We must stop thinking of needing people to be less than us to maintain our power. We must think of each other as equals, different but equals, because while we think of needing to prove our power we must find someone to be less powerful than us to push down to make us rise up and it is implied violence. When we are all equals then no one has to push anyone down. We must change the way we view other people or we will destroy ourselves and the planet, because the quest for money is nothing other than the quest for power, it produces the unaccountability of those at the top of the hierarchy as they do more and more to teach us we are less powerful than them because we are disposable to them.
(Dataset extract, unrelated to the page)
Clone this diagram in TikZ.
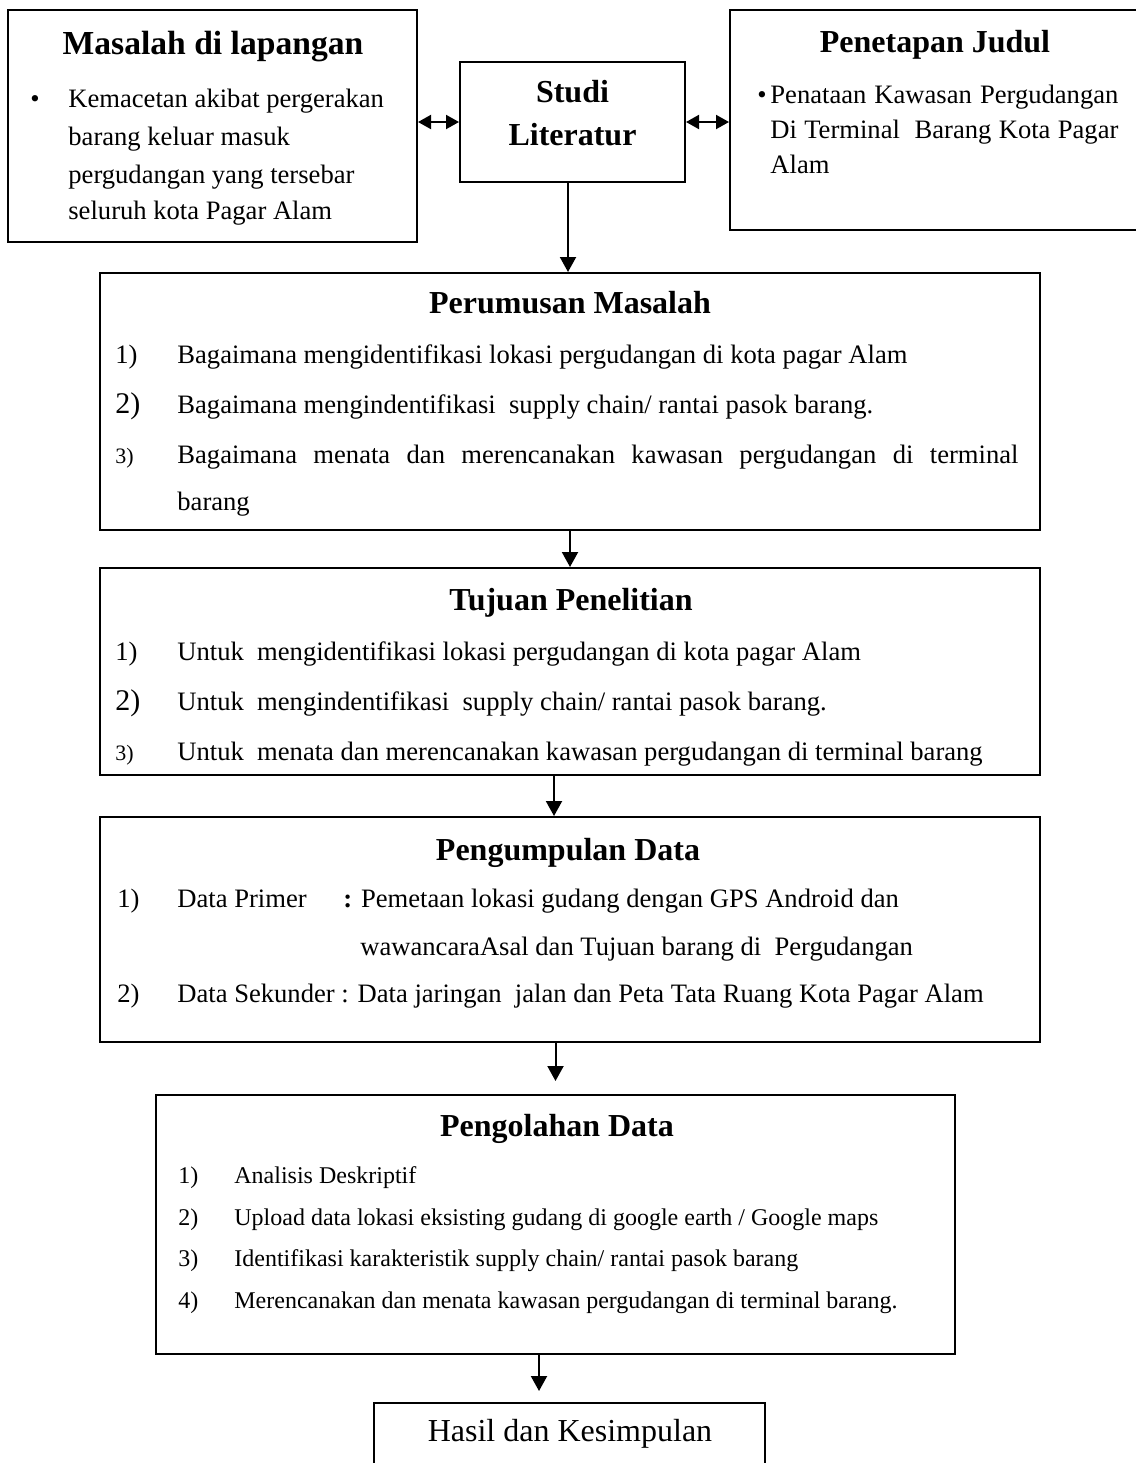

There is no real community without equality. Because we must accept we each need each other to survive and this gives us our value, that we are needed. We need others just as much as they need us. Hierarchies teach us: I don't need you because you are less important than me, that the only people worth considering are those above me in the hierarchy. The irony in hierarchies is that we need those below us to be below us otherwise we'd be at the bottom again.